Les pions sont nés libres…
« Les pions sont nés libres, maintenant ils sont partout enchaînés. »
Andrew Soltis
Reprenant la célèbre formule qui ouvre le Contrat social¹ de Jean-Jacques Rousseau : « L’homme est né libre et partout, il est dans les fers ».
Au même moment, Philidor écrit dans la préface de son ouvrage Analyse du jeu des Échecs (1749) : « Mon but principal est de me rendre recommandable par une nouveauté dont personne ne s’est avisé, ou peut-être n’a été capable ; c’est celle de bien jouer les pions. Ils sont l’âme des échecs ; ce sont eux uniquement qui forment l’attaque et la défense, et de leur bon ou mauvais arrangement dépend entièrement le gain ou la perte de la partie. »
Jusqu’alors, on jouait les pions comme on traitait le petit peuple, les envoyant sans états d’âme au « casse-pipe ». On raconte d’ailleurs qu’à la bataille d’Azincourt (1415), un chef de guerre français — probablement le duc d’Alençon ou un autre noble empressé — lança sa cavalerie à l’assaut, piétinant sa propre infanterie pour atteindre plus vite la chevalerie anglaise. Juste retour des choses : ses troupes furent décimées par les flèches des archers anglais. Comme sur l’échiquier médiéval, le peuple était considéré comme négligeable.
Il n’est peut-être pas si surprenant que cette stratégie « révolutionnaire » apparaisse au siècle des Lumières, à l’heure où émergent ces idées nouvelles qui mèneront à la Révolution française et à l’instauration de la démocratie. Illustration du lien profond entre l’évolution de la société et celle du jeu d’échecs. Certains historiens avancent même qu’il n’est pas impossible que l’évolution du jeu ait contribué à influencer, à sa manière, l’évolution des sociétés.

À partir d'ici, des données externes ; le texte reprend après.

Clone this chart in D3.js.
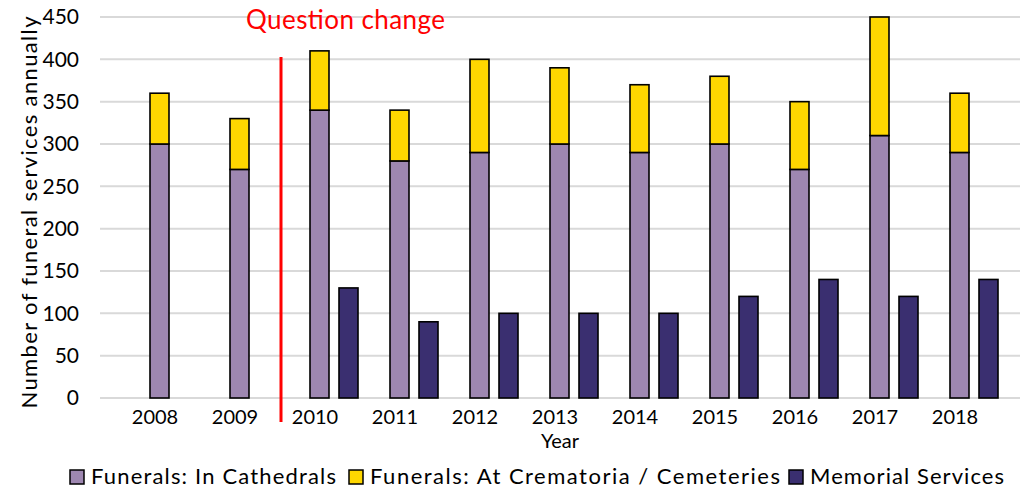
<!DOCTYPE html>
<html>
<head>
<meta charset="utf-8">
<script src="https://cdn.jsdelivr.net/npm/d3@7"></script>
<style>
  body { margin: 0; background: #fff; }
  text { font-family: Lato, "Open Sans", sans-serif; fill: #000; }
</style>
</head>
<body>
<svg id="chart" width="1021" height="491"></svg>
<script>
// data
var years = ["2008", "2009", "2010", "2011", "2012", "2013", "2014", "2015", "2016", "2017", "2018"];
var cathedrals = [300, 270, 340, 280, 290, 300, 290, 300, 270, 310, 290];
var crematoria = [60, 60, 70, 60, 110, 90, 80, 80, 80, 140, 70];
var memorial = [null, null, 130, 90, 100, 100, 100, 120, 140, 120, 140];
var yTicks = [0, 50, 100, 150, 200, 250, 300, 350, 400, 450];
var seriesNames = ["Funerals: In Cathedrals", "Funerals: At Crematoria / Cemeteries", "Memorial Services"];
var colors = ["#9e87b1", "#ffd700", "#3a2f70"];

var svg = d3.select("#chart");
var plot = {left: 100, right: 1020, top: 17, bottom: 398};

var x = d3.scaleBand().domain(years).range([115, 995]);
var inner = d3.scaleBand().domain(["funerals", "memorial"]).range([-5, 43]).paddingInner(0.345);
var y = d3.scaleLinear().domain([0, 450]).range([plot.bottom, plot.top]);

// gridlines
svg.append("g").selectAll("line")
    .data(yTicks)
  .enter().append("line")
    .attr("x1", plot.left).attr("x2", plot.right)
    .attr("y1", d => y(d)).attr("y2", d => y(d))
    .attr("stroke", "#d9d9d9")
    .attr("stroke-width", 2);

// y axis labels
svg.append("g").selectAll("text")
    .data(yTicks)
  .enter().append("text")
    .attr("x", 79)
    .attr("y", d => y(d))
    .attr("dy", "0.35em")
    .attr("text-anchor", "end")
    .style("font-size", "21px")
    .text(d => d);

// x axis labels
svg.append("g").selectAll("text")
    .data(years)
  .enter().append("text")
    .attr("x", d => x(d) + x.bandwidth() / 2)
    .attr("y", 424)
    .attr("text-anchor", "middle")
    .style("font-size", "20px")
    .text(d => d);

var rows = years.map((yr, i) => ({year: yr, cath: cathedrals[i], crem: crematoria[i], mem: memorial[i]}));
var center = d => x(d.year) + x.bandwidth() / 2;

var bars = svg.append("g").attr("stroke", "#000").attr("stroke-width", 1.6);

// stacked funerals
bars.selectAll(".cath")
    .data(rows)
  .enter().append("rect")
    .attr("class", "cath")
    .attr("x", d => center(d) + inner("funerals"))
    .attr("width", inner.bandwidth())
    .attr("y", d => y(d.cath))
    .attr("height", d => y(0) - y(d.cath))
    .attr("fill", colors[0]);

bars.selectAll(".crem")
    .data(rows)
  .enter().append("rect")
    .attr("class", "crem")
    .attr("x", d => center(d) + inner("funerals"))
    .attr("width", inner.bandwidth())
    .attr("y", d => y(d.cath + d.crem))
    .attr("height", d => y(d.cath) - y(d.cath + d.crem))
    .attr("fill", colors[1]);

// memorial services
bars.selectAll(".mem")
    .data(rows.filter(d => d.mem != null))
  .enter().append("rect")
    .attr("class", "mem")
    .attr("x", d => center(d) + inner("memorial"))
    .attr("width", inner.bandwidth())
    .attr("y", d => y(d.mem))
    .attr("height", d => y(0) - y(d.mem))
    .attr("fill", colors[2]);

// question change marker
var qx = x("2010") + 6;
svg.append("line")
    .attr("x1", qx).attr("x2", qx)
    .attr("y1", 57).attr("y2", 422)
    .attr("stroke", "#ff0000")
    .attr("stroke-width", 3);
svg.append("text")
    .attr("x", 246)
    .attr("y", 29)
    .attr("textLength", 199)
    .style("font-size", "26px")
    .style("fill", "#ff0000")
    .text("Question change");

// axis titles
svg.append("text")
    .attr("transform", "translate(37," + ((plot.top + plot.bottom) / 2 + 5) + ") rotate(-90)")
    .attr("text-anchor", "middle")
    .attr("textLength", 392)
    .style("font-size", "22px")
    .text("Number of funeral services annually");

svg.append("text")
    .attr("x", (plot.left + plot.right) / 2)
    .attr("y", 448)
    .attr("text-anchor", "middle")
    .style("font-size", "20px")
    .text("Year");

// legend, item slots as laid out in the reference
var legendX = [70, 349, 789];
var legendW = [245, 410, 194];
var legend = svg.append("g");
seriesNames.forEach(function(name, i) {
  legend.append("rect")
      .attr("x", legendX[i]).attr("y", 470)
      .attr("width", 14).attr("height", 14)
      .attr("fill", colors[i])
      .attr("stroke", "#000")
      .attr("stroke-width", 1.5);
  legend.append("text")
      .attr("x", legendX[i] + 21)
      .attr("y", 484)
      .attr("textLength", legendW[i])
      .style("font-size", "22px")
      .text(name);
});
</script>
</body>
</html>
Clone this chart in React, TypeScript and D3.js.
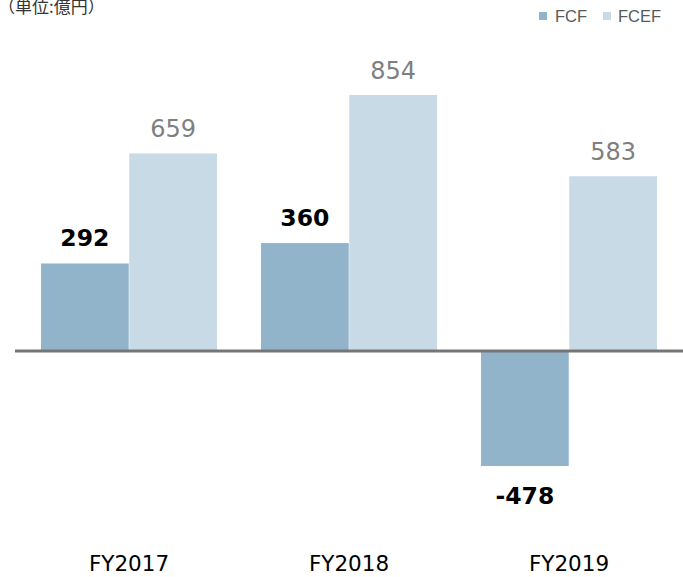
import React from "react";
import * as d3 from "d3";

const categories = ["FY2017", "FY2018", "FY2019"];
const seriesNames = ["FCF", "FCEF"];
const fcf = [292, 360, -478];
const fcef = [659, 854, 583];
const unitLabel = "（単位:億円）";

const W = 683;
const H = 577;
const colors = ["#91b4cb", "#c8dae6"];
const font = "'DejaVu Sans', Verdana, sans-serif";

export default function App() {
  const x0 = d3.scaleBand<string>().domain(categories).range([19, 679]).paddingInner(0).paddingOuter(0);
  const x1 = d3.scaleBand<string>().domain(seriesNames).range([22, x0.bandwidth() - 22]).paddingInner(0.006);
  const y = d3.scaleLinear().domain([-478, 0, 854]).range([466, 351, 95]);

  const data = categories.map((c, i) => ({ c, vals: [fcf[i], fcef[i]] }));

  return (
    <svg width={W} height={H} style={{ position: "absolute", left: 0, top: 0, background: "#fff" }} fontFamily={font}>
      <text x={-2} y={13} fontSize={17} fill="#333" fontFamily="'Noto Sans CJK JP', sans-serif">{unitLabel}</text>
      {/* legend */}
      <g fontSize={16.5} fill="#595959" fontFamily="'Liberation Sans', Arial, sans-serif">
        <rect x={539} y={12} width={8} height={8} fill={colors[0]} />
        <text x={555} y={22}>{seriesNames[0]}</text>
        <rect x={603} y={12} width={8} height={8} fill={colors[1]} />
        <text x={618} y={22}>{seriesNames[1]}</text>
      </g>
      {data.map((d) => (
        <g key={d.c} transform={`translate(${x0(d.c)},0)`}>
          {d.vals.map((v, j) => {
            const bx = x1(seriesNames[j])!;
            const top = Math.min(y(v), y(0));
            const h = Math.abs(y(v) - y(0));
            return <rect key={j} x={bx} y={top} width={x1.bandwidth()} height={h} fill={colors[j]} />;
          })}
          {d.vals.map((v, j) => {
            const cx = x1(seriesNames[j])! + x1.bandwidth() / 2;
            const ly = v >= 0 ? y(v) - (j === 0 ? 17 : 16) : y(v) + 38;
            return (
              <text key={"l" + j} x={cx} y={ly} textAnchor="middle" fontSize={j === 0 ? 23.5 : 24}
                fontWeight={j === 0 ? "bold" : "normal"} fill={j === 0 ? "#000" : "#7f7f7f"}>
                {v}
              </text>
            );
          })}
          <text x={x0.bandwidth() / 2} y={571} textAnchor="middle" fontSize={21.5} fill="#000">{d.c}</text>
        </g>
      ))}
      <line x1={15} x2={683} y1={y(0)} y2={y(0)} stroke="#767676" strokeWidth={3} />
    </svg>
  );
}
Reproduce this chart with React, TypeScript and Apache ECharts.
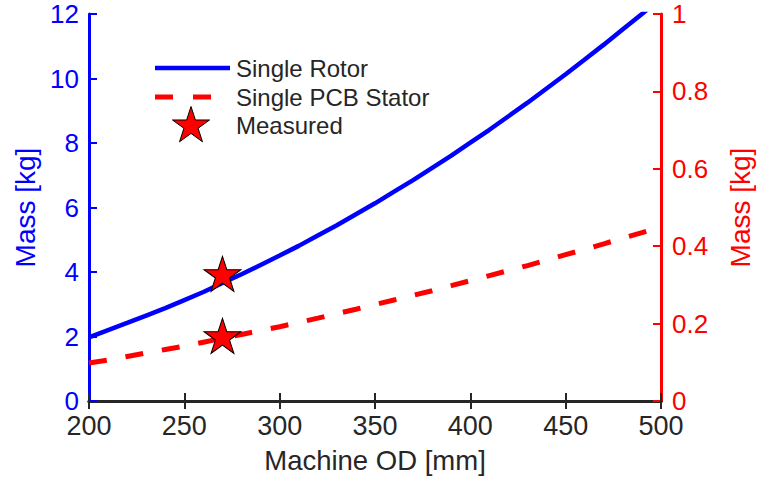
import React, { useEffect, useRef } from "react";
import * as echarts from "echarts";

// Machine outer diameter [mm]
const od = [200, 210, 220, 230, 240, 250, 260, 270, 280, 290, 300, 310, 320, 330, 340, 350, 360, 370, 380, 390, 400, 410, 420, 430, 440, 450, 460, 470, 480, 490, 500];

// Single rotor mass [kg] (left axis)
const rotorMass = [1.97, 2.2, 2.42, 2.65, 2.88, 3.13, 3.38, 3.66, 3.93, 4.22, 4.51, 4.81, 5.13, 5.45, 5.79, 6.13, 6.49, 6.85, 7.23, 7.61, 8.01, 8.41, 8.83, 9.25, 9.69, 10.13, 10.59, 11.05, 11.53, 12.0, 12.5];

// Single PCB stator mass [kg] (right axis)
const statorMass = [0.098, 0.106, 0.115, 0.124, 0.133, 0.142, 0.152, 0.162, 0.172, 0.182, 0.192, 0.203, 0.214, 0.226, 0.237, 0.249, 0.261, 0.273, 0.285, 0.298, 0.311, 0.324, 0.337, 0.350, 0.364, 0.378, 0.392, 0.406, 0.421, 0.435, 0.45];

// Measured prototype points: [OD mm, mass kg]
const measuredRotor = [[270, 3.88]];
const measuredStator = [[270, 0.163]];

// Legend entries
const legendNames = ["Single Rotor", "Single PCB Stator", "Measured"];

const FONT = "Liberation Sans, Arial, Helvetica, sans-serif";
const INK = "#262626";
const BLUE = "#0000ff";
const RED = "#ff0000";

const STAR =
  "path://M50,0L61.2,34.5L97.6,34.5L68.2,55.9L79.4,90.5L50,69.1L20.6,90.5L31.8,55.9L2.4,34.5L38.8,34.5Z";

// Five-pointed star outline around a centre, for the legend glyph
function starPoints(cx: number, cy: number, R: number): number[][] {
  const pts: number[][] = [];
  for (let k = 0; k < 10; k++) {
    const a = ((-90 + k * 36) * Math.PI) / 180;
    const r = k % 2 === 0 ? R : R * 0.382;
    pts.push([cx + r * Math.cos(a), cy + r * Math.sin(a)]);
  }
  return pts;
}

export default function App() {
  const ref = useRef<HTMLDivElement>(null);

  useEffect(() => {
    if (!ref.current) return;
    const chart = echarts.init(ref.current, null, { renderer: "svg" });

    const xCommon = {
      type: "value" as const,
      min: 200,
      max: 500,
      interval: 50,
      splitLine: { show: false },
      axisLine: { show: true, lineStyle: { color: INK, width: 3 } },
      axisTick: { show: true, inside: true, length: 8, lineStyle: { color: INK, width: 2 } },
    };

    const lgX = 155;
    const lgW = 75;
    const rowY = [68, 97, 125];
    const textStyle = { fill: INK, fontSize: 24, fontFamily: FONT, verticalAlign: "middle" as const };

    chart.setOption({
      animation: false,
      backgroundColor: "#ffffff",
      textStyle: { fontFamily: FONT },
      grid: { left: 89, right: 92, top: 14, bottom: 79, containLabel: false },
      graphic: [
        {
          type: "line",
          shape: { x1: lgX, y1: rowY[0], x2: lgX + lgW, y2: rowY[0] },
          style: { stroke: BLUE, lineWidth: 4.5 },
          z: 10,
        },
        {
          type: "line",
          shape: { x1: lgX, y1: rowY[1], x2: lgX + lgW, y2: rowY[1] },
          style: { stroke: RED, lineWidth: 5, lineDash: [18, 20] },
          z: 10,
        },
        {
          type: "polygon",
          shape: { points: starPoints(lgX + 36, rowY[2] + 1, 19.5) },
          style: { fill: RED, stroke: "#000000", lineWidth: 1 },
          z: 10,
        },
        ...legendNames.map((n, i) => ({
          type: "text",
          x: lgX + lgW + 6,
          y: rowY[i],
          style: { ...textStyle, text: n },
          z: 10,
        })),
      ],
      xAxis: [
        {
          ...xCommon,
          position: "bottom",
          name: "Machine OD [mm]",
          nameLocation: "middle",
          nameGap: 45,
          nameTextStyle: { fontSize: 27.5, color: INK, fontFamily: FONT },
          axisLabel: { color: INK, fontSize: 27, margin: 11, fontFamily: FONT },
        },
        {
          ...xCommon,
          position: "top",
          axisLabel: { show: false },
        },
      ],
      yAxis: [
        {
          type: "value",
          position: "left",
          min: 0,
          max: 12,
          interval: 2,
          alignTicks: false,
          splitLine: { show: false },
          axisLine: { show: true, lineStyle: { color: BLUE, width: 3 } },
          axisTick: { show: true, inside: true, length: 8, lineStyle: { color: BLUE, width: 2 } },
          axisLabel: { color: BLUE, fontSize: 26, margin: 10, fontFamily: FONT },
          name: "Mass [kg]",
          nameLocation: "middle",
          nameRotate: 90,
          nameGap: 42,
          nameTextStyle: { fontSize: 28, color: BLUE, fontFamily: FONT },
        },
        {
          type: "value",
          position: "right",
          min: 0,
          max: 1,
          interval: 0.2,
          alignTicks: false,
          splitLine: { show: false },
          axisLine: { show: true, lineStyle: { color: RED, width: 3 } },
          axisTick: { show: true, inside: true, length: 8, lineStyle: { color: RED, width: 2 } },
          axisLabel: {
            color: RED,
            fontSize: 26,
            margin: 11,
            fontFamily: FONT,
            formatter: (v: number) => String(Math.round(v * 10) / 10),
          },
          name: "Mass [kg]",
          nameLocation: "middle",
          nameRotate: 90,
          nameGap: 65,
          nameTextStyle: { fontSize: 28, color: RED, fontFamily: FONT },
        },
      ],
      series: [
        {
          name: "Single Rotor",
          type: "line",
          xAxisIndex: 0,
          yAxisIndex: 0,
          symbol: "none",
          clip: true,
          color: BLUE,
          lineStyle: { color: BLUE, width: 4.5 },
          data: od.map((x, i) => [x, rotorMass[i]]),
          z: 2,
        },
        {
          name: "Single PCB Stator",
          type: "line",
          xAxisIndex: 0,
          yAxisIndex: 1,
          symbol: "none",
          clip: true,
          color: RED,
          lineStyle: { color: RED, width: 5, type: [18, 19] },
          data: od.map((x, i) => [x, statorMass[i]]),
          z: 2,
        },
        {
          name: "Measured",
          type: "scatter",
          xAxisIndex: 0,
          yAxisIndex: 0,
          symbol: STAR,
          symbolSize: [37, 35],
          symbolOffset: [0, -2],
          itemStyle: { color: RED, opacity: 1, borderColor: "#000000", borderWidth: 1 },
          data: measuredRotor,
          z: 5,
        },
        {
          name: "Measured",
          type: "scatter",
          xAxisIndex: 0,
          yAxisIndex: 1,
          symbol: STAR,
          symbolSize: [37, 35],
          symbolOffset: [0, -2],
          itemStyle: { color: RED, opacity: 1, borderColor: "#000000", borderWidth: 1 },
          data: measuredStator,
          z: 5,
        },
      ],
    });

    return () => chart.dispose();
  }, []);

  return (
    <div
      ref={ref}
      style={{ position: "fixed", left: 0, top: 0, width: 762, height: 480, background: "#fff" }}
    />
  );
}
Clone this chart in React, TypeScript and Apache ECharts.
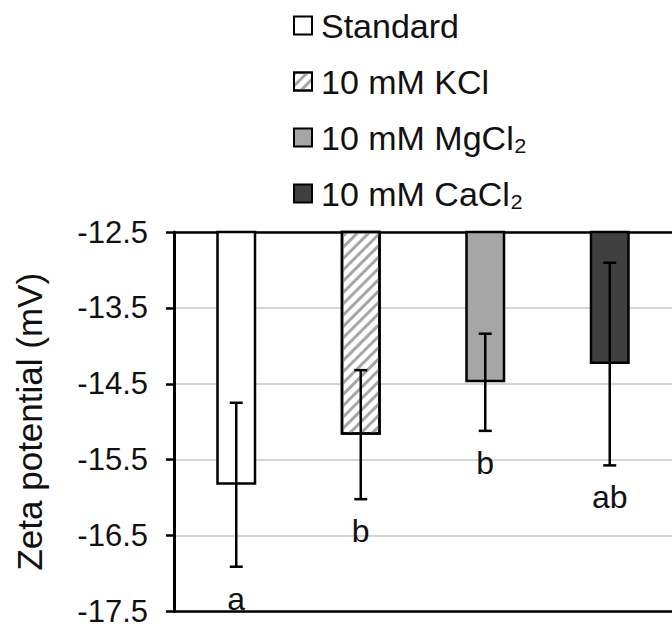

¹ L’homme est né libre, et partout il est dans les fers. Tel se croit le maître des autres, qui ne laisse pas d’être plus esclave qu’eux. Comment ce changement s’est-il fait ? Je l’ignore. Qu’est-ce qui peut le rendre légitime ? Je crois pouvoir résoudre cette question. Si je ne considérais que la force, et l’effet qui en dérive, je dirais : tant qu’un peuple est contraint d’obéir et qu’il obéit, il fait bien ; sitôt qu’il peut secouer le joug et qu’il le secoue, il fait encore mieux : car, recouvrant sa liberté par le même droit qui la lui a ravie, ou il est fondé à la reprendre, ou l’on ne l’était point à la lui ôter. Mais l’ordre social est un droit sacré, qui sert de base à tous les autres.